I am gratified, Mr. President, to see in the various propositions which
have been made, such a universal anxiety to save the country from
the dangerous dissensions which now prevail; and I have, under a very
serious view and without the least ambitious feeling whatever connected
with it, prepared a series of constitutional amendments, which I desire
to offer to the Senate, hoping that they may form, in part at least,
some basis for measures that may settle the controverted questions which
now so much agitate our country. Certainly, sir, I do not propose
now any elaborate discussion of the subject. Before presenting these
resolutions, however, to the Senate, I desire to make a few remarks
explanatory of them, that the Senate may understand their general scope.
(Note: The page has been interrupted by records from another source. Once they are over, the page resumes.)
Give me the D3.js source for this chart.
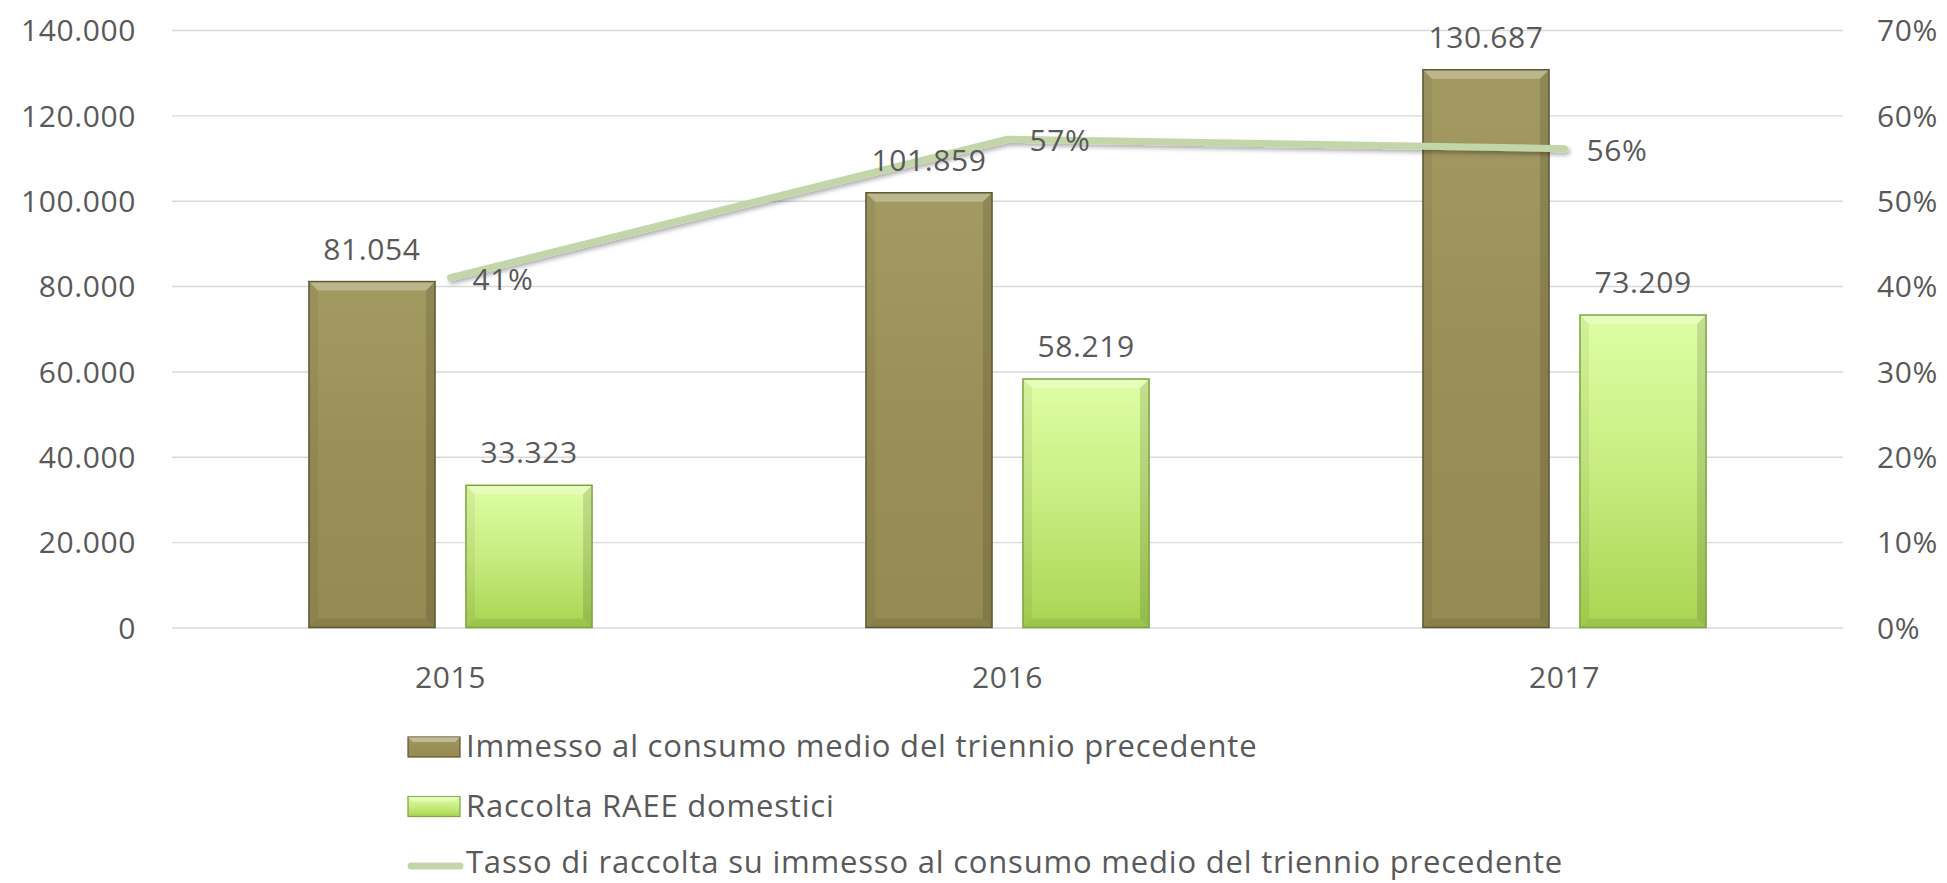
<!DOCTYPE html>
<html>
  <head>
    <meta charset="utf-8" />
    <title>Raccolta RAEE domestici</title>
    <script src="https://cdn.jsdelivr.net/npm/d3@7"></script>
    <style>
      body { margin: 0; background: #fff; }
      svg text { font-family: "Open Sans", "Noto Sans", sans-serif; fill: #595959; font-size: 30px; letter-spacing: 0.6px; }
      .legend text { font-size: 31px; letter-spacing: 0.8px; }
      .grid line { stroke: #d9d9d9; stroke-width: 1.4px; }
    </style>
  </head>
  <body>
    <svg width="1947" height="883"></svg>
    <script>
      // data
      const years = ["2015", "2016", "2017"];
      const immesso = [81054, 101859, 130687];
      const raccolta = [33323, 58219, 73209];
      const tasso = [0.41, 0.572, 0.561];
      const yTicks = [0, 20000, 40000, 60000, 80000, 100000, 120000, 140000];
      const y2Ticks = [0, 0.1, 0.2, 0.3, 0.4, 0.5, 0.6, 0.7];
      const seriesNames = [
        "Immesso al consumo medio del triennio precedente",
        "Raccolta RAEE domestici",
        "Tasso di raccolta su immesso al consumo medio del triennio precedente",
      ];

      const svg = d3.select("svg");
      const margin = { top: 30, left: 172, right: 1843, bottom: 627.5 };

      const it = d3.formatLocale({ decimal: ",", thousands: ".", grouping: [3], currency: ["€", ""] });
      const fmtNum = it.format(",.0f");
      const fmtPct = d3.format(".0%");

      // scales
      const x = d3.scaleBand().domain(years).range([margin.left, margin.right]);
      const x1 = d3.scaleBand().domain(["immesso", "raccolta"])
        .range([0, x.bandwidth()]).paddingInner(0.197).paddingOuter(0.872);
      const y = d3.scaleLinear().domain([0, 140000]).range([margin.bottom, margin.top]);
      const y2 = d3.scaleLinear().domain([0, 0.7]).range([margin.bottom, margin.top]);

      const defs = svg.append("defs");
      const grads = {
        immesso: ["#a39a62", "#9a8f57", "#948a52"],
        raccolta: ["#defea4", "#c8ec80", "#a8d552"],
      };
      Object.entries(grads).forEach(([k, c]) => {
        const g = defs.append("linearGradient").attr("id", "g-" + k)
          .attr("x1", 0).attr("y1", 0).attr("x2", 0).attr("y2", 1);
        g.append("stop").attr("offset", "0%").attr("stop-color", c[0]);
        g.append("stop").attr("offset", "50%").attr("stop-color", c[1]);
        g.append("stop").attr("offset", "100%").attr("stop-color", c[2]);
      });
      const sh = defs.append("filter").attr("id", "shadow")
        .attr("x", "-10%").attr("y", "-50%").attr("width", "120%").attr("height", "200%");
      sh.append("feDropShadow").attr("dx", 2).attr("dy", 3).attr("stdDeviation", 2)
        .attr("flood-color", "#000").attr("flood-opacity", 0.3);

      // gridlines + axes
      svg.append("g").attr("class", "grid")
        .attr("transform", "translate(" + margin.left + ",0)")
        .call(d3.axisLeft(y).tickValues(yTicks).tickSize(-(margin.right - margin.left)).tickFormat(""))
        .call((g) => g.select(".domain").remove());

      svg.append("g")
        .attr("transform", "translate(136,0)")
        .call(d3.axisLeft(y).tickValues(yTicks).tickSize(0).tickPadding(0).tickFormat(fmtNum))
        .call((g) => g.select(".domain").remove())
        .selectAll("text").attr("dy", "0.36em").attr("font-family", null).attr("font-size", null);

      svg.append("g")
        .attr("transform", "translate(1877,0)")
        .call(d3.axisRight(y2).tickValues(y2Ticks).tickSize(0).tickPadding(0).tickFormat(fmtPct))
        .call((g) => g.select(".domain").remove())
        .selectAll("text").attr("dy", "0.36em").attr("font-family", null).attr("font-size", null);

      svg.append("g")
        .attr("transform", "translate(0," + (margin.bottom + 60) + ")")
        .call(d3.axisBottom(x).tickSize(0).tickPadding(0))
        .call((g) => g.select(".domain").remove())
        .selectAll("text").attr("dy", 0).attr("font-family", null).attr("font-size", null);

      // bars with a bevel look
      const bars = [];
      years.forEach((yr, i) => {
        bars.push({ key: "immesso", year: yr, v: immesso[i] });
        bars.push({ key: "raccolta", year: yr, v: raccolta[i] });
      });
      const stroke = { immesso: "#5e5830", raccolta: "#7ca33c" };
      const bev = 9;

      const bg = svg.append("g").selectAll("g").data(bars).join("g");
      bg.each(function (d) {
        const g = d3.select(this);
        const x0 = x(d.year) + x1(d.key), w = x1.bandwidth();
        const y0 = y(d.v), y1b = y(0);
        g.append("rect").attr("x", x0).attr("y", y0).attr("width", w).attr("height", y1b - y0)
          .attr("fill", "url(#g-" + d.key + ")");
        g.append("polygon").attr("points", [[x0, y0], [x0 + w, y0], [x0 + w - bev, y0 + bev], [x0 + bev, y0 + bev]].join(" "))
          .attr("fill", "#fff").attr("opacity", 0.28);
        g.append("polygon").attr("points", [[x0, y0], [x0 + bev, y0 + bev], [x0 + bev, y1b - bev], [x0, y1b]].join(" "))
          .attr("fill", "#000").attr("opacity", 0.05);
        g.append("polygon").attr("points", [[x0 + w, y0], [x0 + w - bev, y0 + bev], [x0 + w - bev, y1b - bev], [x0 + w, y1b]].join(" "))
          .attr("fill", "#000").attr("opacity", 0.12);
        g.append("polygon").attr("points", [[x0, y1b], [x0 + bev, y1b - bev], [x0 + w - bev, y1b - bev], [x0 + w, y1b]].join(" "))
          .attr("fill", "#000").attr("opacity", 0.08);
        g.append("rect").attr("x", x0).attr("y", y0).attr("width", w).attr("height", y1b - y0)
          .attr("fill", "none").attr("stroke", stroke[d.key]).attr("stroke-width", 1.5);
      });

      // rate line
      const line = d3.line()
        .x((d, i) => x(years[i]) + x.bandwidth() / 2)
        .y((d) => y2(d));
      svg.append("path").datum(tasso)
        .attr("d", line).attr("fill", "none")
        .attr("stroke", "#c3d6a9").attr("stroke-width", 7)
        .attr("stroke-linecap", "round").attr("stroke-linejoin", "round")
        .attr("filter", "url(#shadow)");

      // data labels on top of everything
      svg.append("g").selectAll("text").data(bars).join("text")
        .attr("x", (d) => x(d.year) + x1(d.key) + x1.bandwidth() / 2)
        .attr("y", (d) => y(d.v) - 22)
        .attr("text-anchor", "middle")
        .text((d) => fmtNum(d.v));

      svg.append("g").selectAll("text").data(tasso).join("text")
        .attr("x", (d, i) => x(years[i]) + x.bandwidth() / 2 + 22)
        .attr("y", (d) => y2(d) + 12)
        .text((d) => fmtPct(d));

      // legend
      const lg = svg.append("g").attr("class", "legend").attr("transform", "translate(408,747)");
      const rowH = 59.5;
      ["immesso", "raccolta"].forEach((k, i) => {
        const g = lg.append("g").attr("transform", "translate(0," + i * rowH + ")");
        g.append("rect").attr("x", 0).attr("y", -10).attr("width", 52).attr("height", 20)
          .attr("fill", "url(#g-" + k + ")").attr("stroke", stroke[k]).attr("stroke-width", 1.2);
        g.append("polygon").attr("points", "0,-10 52,-10 47,-5 5,-5").attr("fill", "#fff").attr("opacity", 0.35);
        g.append("text").attr("x", 58).attr("y", 10).text(seriesNames[i]);
      });
      const g3 = lg.append("g").attr("transform", "translate(0," + 2 * rowH + ")");
      g3.append("line").attr("x1", 3).attr("x2", 52).attr("y1", 0).attr("y2", 0)
        .attr("stroke", "#c3d6a9").attr("stroke-width", 7).attr("stroke-linecap", "round");
      g3.append("text").attr("x", 58).attr("y", 7).text(seriesNames[2]);
    </script>
  </body>
</html>
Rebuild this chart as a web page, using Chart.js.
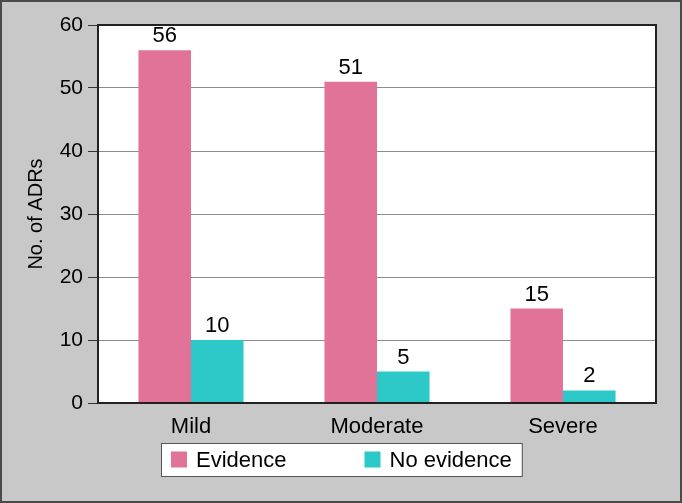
<!DOCTYPE html>
<html>
<head>
<meta charset="utf-8">
<script src="https://cdn.jsdelivr.net/npm/chart.js@4"></script>
<style>
  html, body { margin: 0; padding: 0; background: #c8c8c8; }
  #wrap { width: 682px; height: 503px; }
</style>
</head>
<body>
<div id="wrap"><canvas id="adrChart" width="682" height="503"></canvas></div>
<script>
// ===============================================
// Data
// ===============================================
const categories = ['Mild', 'Moderate', 'Severe'];
const evidenceValues = [56, 51, 15];
const noEvidenceValues = [10, 5, 2];
const yTicks = [0, 10, 20, 30, 40, 50, 60];

const FONT = "'Liberation Sans', Arial, sans-serif";
const PINK = '#e17399';
const TEAL = '#2cc9c8';

// ===============================================
// Plugins: frame, plot background, value labels, legend box
// ===============================================
const framePlugin = {
    id: 'frame',
    beforeDraw(chart) {
        const c = chart.ctx;
        const a = chart.chartArea;
        c.save();
        c.fillStyle = '#c8c8c8';
        c.fillRect(0, 0, chart.width, chart.height);
        c.strokeStyle = '#4a4a4a';
        c.lineWidth = 2;
        c.strokeRect(1, 1, chart.width - 2, chart.height - 2);
        c.fillStyle = '#ffffff';
        c.fillRect(a.left, a.top, a.right - a.left, a.bottom - a.top);
        c.restore();
    },
    afterDraw(chart) {
        const c = chart.ctx;
        const a = chart.chartArea;
        c.save();
        c.strokeStyle = '#222';
        c.lineWidth = 2;
        c.strokeRect(a.left, a.top, a.right - a.left, a.bottom - a.top);
        c.restore();
    }
};

const valueLabels = {
    id: 'valueLabels',
    afterDatasetsDraw(chart) {
        const c = chart.ctx;
        c.save();
        c.font = '22px ' + FONT;
        c.fillStyle = '#000';
        c.textAlign = 'center';
        c.textBaseline = 'alphabetic';
        chart.data.datasets.forEach((ds, i) => {
            chart.getDatasetMeta(i).data.forEach((bar, j) => {
                c.fillText(ds.data[j], bar.x, bar.y - 8);
            });
        });
        c.restore();
    }
};

const legendBox = {
    id: 'legendBox',
    afterDraw(chart) {
        const c = chart.ctx;
        const ds = chart.data.datasets;
        c.save();
        c.font = '22px ' + FONT;
        const sq = 16, gapText = 9, gapItem = 78, padX = 10;
        const widths = ds.map(d => c.measureText(d.label).width);
        let total = padX * 2;
        widths.forEach((w, i) => { total += sq + gapText + w + (i < ds.length - 1 ? gapItem : 0); });
        const left = Math.round((chart.width - total) / 2);
        const top = 443, h = 33;
        c.fillStyle = '#fff';
        c.fillRect(left, top, total, h);
        c.strokeStyle = '#555';
        c.lineWidth = 1;
        c.strokeRect(left + 0.5, top + 0.5, total, h);
        let x = left + padX;
        const cy = top + h / 2;
        c.textBaseline = 'middle';
        ds.forEach((d, i) => {
            c.fillStyle = d.backgroundColor;
            c.fillRect(x, cy - sq / 2, sq, sq);
            c.fillStyle = '#000';
            c.fillText(d.label, x + sq + gapText, cy + 1);
            x += sq + gapText + widths[i] + gapItem;
        });
        c.restore();
    }
};

// ===============================================
// Chart
// ===============================================
const ctx = document.getElementById('adrChart').getContext('2d');
new Chart(ctx, {
    type: 'bar',
    data: {
        labels: categories,
        datasets: [
            { label: 'Evidence', data: evidenceValues, backgroundColor: PINK },
            { label: 'No evidence', data: noEvidenceValues, backgroundColor: TEAL }
        ]
    },
    options: {
        responsive: false,
        animation: false,
        devicePixelRatio: 1,
        layout: { padding: { top: 25, right: 26, left: 0, bottom: 0 } },
        datasets: { bar: { categoryPercentage: 0.565, barPercentage: 1.0 } },
        plugins: {
            legend: { display: false },
            tooltip: { enabled: false }
        },
        scales: {
            x: {
                grid: { display: false },
                border: { display: false },
                ticks: { color: '#000', font: { family: FONT, size: 22 }, padding: 3 },
                afterFit(scale) { scale.height = 100; }
            },
            y: {
                min: 0,
                max: 60,
                afterBuildTicks(scale) { scale.ticks = yTicks.map(v => ({ value: v })); },
                grid: { color: '#8c8c8c', lineWidth: 1, tickLength: 10, tickColor: '#333' },
                border: { display: false },
                ticks: { color: '#000', font: { family: FONT, size: 21 }, padding: 5 },
                title: { display: true, text: 'No. of ADRs', color: '#000', font: { family: FONT, size: 20 }, padding: { top: 24, bottom: 0 } },
                afterFit(scale) { scale.width = 98; }
            }
        }
    },
    plugins: [framePlugin, valueLabels, legendBox]
});
</script>
</body>
</html>
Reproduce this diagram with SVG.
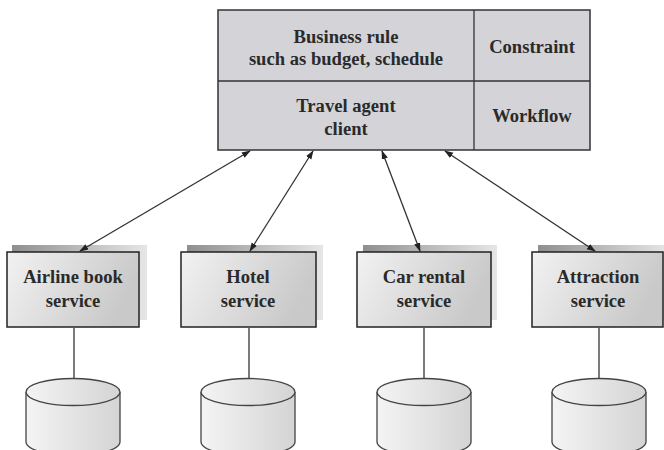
<svg xmlns="http://www.w3.org/2000/svg" width="664" height="450" viewBox="0 0 664 450">
<style>
.t{font-family:"Liberation Serif","Times New Roman",serif;font-weight:bold;font-size:18.6px;fill:#2a2a2a;text-anchor:middle}
.top{fill:#d4d4d8;stroke:#333;stroke-width:1.5}
.box{fill:url(#bg);stroke:#222;stroke-width:1.5}
.sh{fill:url(#sg)}
.ln{stroke:#333;stroke-width:1.3;fill:none}
.cyl{fill:url(#cg);stroke:#444;stroke-width:1.3}
</style>
<defs>
<linearGradient id="bg" x1="0" y1="0" x2="1" y2="0.3"><stop offset="0" stop-color="#f2f2f2"/><stop offset="1" stop-color="#c9c9c9"/></linearGradient>
<linearGradient id="sg" x1="0" y1="0" x2="1" y2="0"><stop offset="0" stop-color="#8f8f8f"/><stop offset="1" stop-color="#e6e6e6"/></linearGradient>
<linearGradient id="cg" x1="0" y1="0" x2="1" y2="0"><stop offset="0" stop-color="#f4f4f4"/><stop offset="1" stop-color="#d4d4d4"/></linearGradient>
<marker id="ah" viewBox="0 0 10 10" refX="9" refY="5" markerWidth="9" markerHeight="9" orient="auto-start-reverse" markerUnits="userSpaceOnUse"><path d="M0,1.5 L10,5 L0,8.5 Z" fill="#222"/></marker>
</defs>
<g id="top-box">
<rect class="top" x="218" y="10" width="372" height="140"/>
<line class="ln" x1="218" y1="81" x2="590" y2="81"/>
<line class="ln" x1="474" y1="10" x2="474" y2="150"/>
<text class="t" x="346" y="43">Business rule</text>
<text class="t" x="346" y="65">such as budget, schedule</text>
<text class="t" x="532" y="53">Constraint</text>
<text class="t" x="346" y="112">Travel agent</text>
<text class="t" x="346" y="135">client</text>
<text class="t" x="532" y="122">Workflow</text>
</g>
<g id="airline">
<rect class="sh" x="12" y="245" width="135" height="75"/>
<rect class="box" x="7" y="252" width="132" height="75"/>
<text class="t" x="73" y="283">Airline book</text>
<text class="t" x="73" y="307">service</text>
</g>
<g id="hotel">
<rect class="sh" x="187" y="245" width="136" height="75"/>
<rect class="box" x="181" y="252" width="135" height="75"/>
<text class="t" x="248" y="283">Hotel</text>
<text class="t" x="248" y="307">service</text>
</g>
<g id="car">
<rect class="sh" x="363" y="245" width="134" height="75"/>
<rect class="box" x="357" y="252" width="134" height="75"/>
<text class="t" x="424" y="283">Car rental</text>
<text class="t" x="424" y="307">service</text>
</g>
<g id="attraction">
<rect class="sh" x="538" y="245" width="130" height="75"/>
<rect class="box" x="532" y="252" width="131" height="75"/>
<text class="t" x="598" y="283">Attraction</text>
<text class="t" x="598" y="307">service</text>
</g>
<g id="db1">
<path class="cyl" d="M26,392 L26,442 A47,13.5 0 0 0 120,442 L120,392"/>
<ellipse class="cyl" cx="73" cy="392" rx="47" ry="13.5"/>
</g>
<g id="db2">
<path class="cyl" d="M201,392 L201,442 A47,13.5 0 0 0 295,442 L295,392"/>
<ellipse class="cyl" cx="248" cy="392" rx="47" ry="13.5"/>
</g>
<g id="db3">
<path class="cyl" d="M377,392 L377,442 A47,13.5 0 0 0 471,442 L471,392"/>
<ellipse class="cyl" cx="424" cy="392" rx="47" ry="13.5"/>
</g>
<g id="db4">
<path class="cyl" d="M552,392 L552,442 A47,13.5 0 0 0 646,442 L646,392"/>
<ellipse class="cyl" cx="599" cy="392" rx="47" ry="13.5"/>
</g>
<g id="connectors">
<line class="ln" x1="250" y1="151" x2="80" y2="251" marker-start="url(#ah)" marker-end="url(#ah)"/>
<line class="ln" x1="313" y1="151" x2="250" y2="251" marker-start="url(#ah)" marker-end="url(#ah)"/>
<line class="ln" x1="382" y1="151" x2="420" y2="251" marker-start="url(#ah)" marker-end="url(#ah)"/>
<line class="ln" x1="445" y1="151" x2="595" y2="251" marker-start="url(#ah)" marker-end="url(#ah)"/>
<line class="ln" x1="74" y1="328" x2="74" y2="378"/>
<line class="ln" x1="249" y1="328" x2="249" y2="378"/>
<line class="ln" x1="424" y1="328" x2="424" y2="378"/>
<line class="ln" x1="599" y1="328" x2="599" y2="378"/>
</g>
</svg>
The questions of an alarming character are those which have grown out
of the controversy between the northern and southern sections of our
country in relation to the rights of the slave-holding States in the
Territories of the United States, and in relation to the rights of
the citizens of the latter in their slaves. I have endeavored by these
resolutions to meet all these questions and causes of discontent, and
by amendments to the Constitution of the United States, so that the
settlement, if we happily agree on any, may be permanent, and leave no
cause for future controversy. These resolutions propose, then, in the
first place, in substance, the restoration of the Missouri Compromise,
extending the line throughout the Territories of the United States
to the eastern border of California, recognizing slavery in all the
territory south of that line, and prohibiting slavery in all the
territory north of it; with a provision, however, that when any of those
Territories, north or south, are formed into States, they shall then be
at liberty to exclude or admit slavery as they please; and that, in the
one case or the other, it shall be no objection to their admission into
the Union. In this way, sir, I propose to settle the question, both as
to territory and slavery, so far as it regards the Territories of the
United States.

I propose, sir, also, that the Constitution be so amended as to declare
that Congress shall have no power to abolish slavery in the District
of Columbia so long as slavery exists in the States of Maryland and
Virginia; and that they shall have no power to abolish slavery in any of
the places under their special jurisdiction within the Southern States.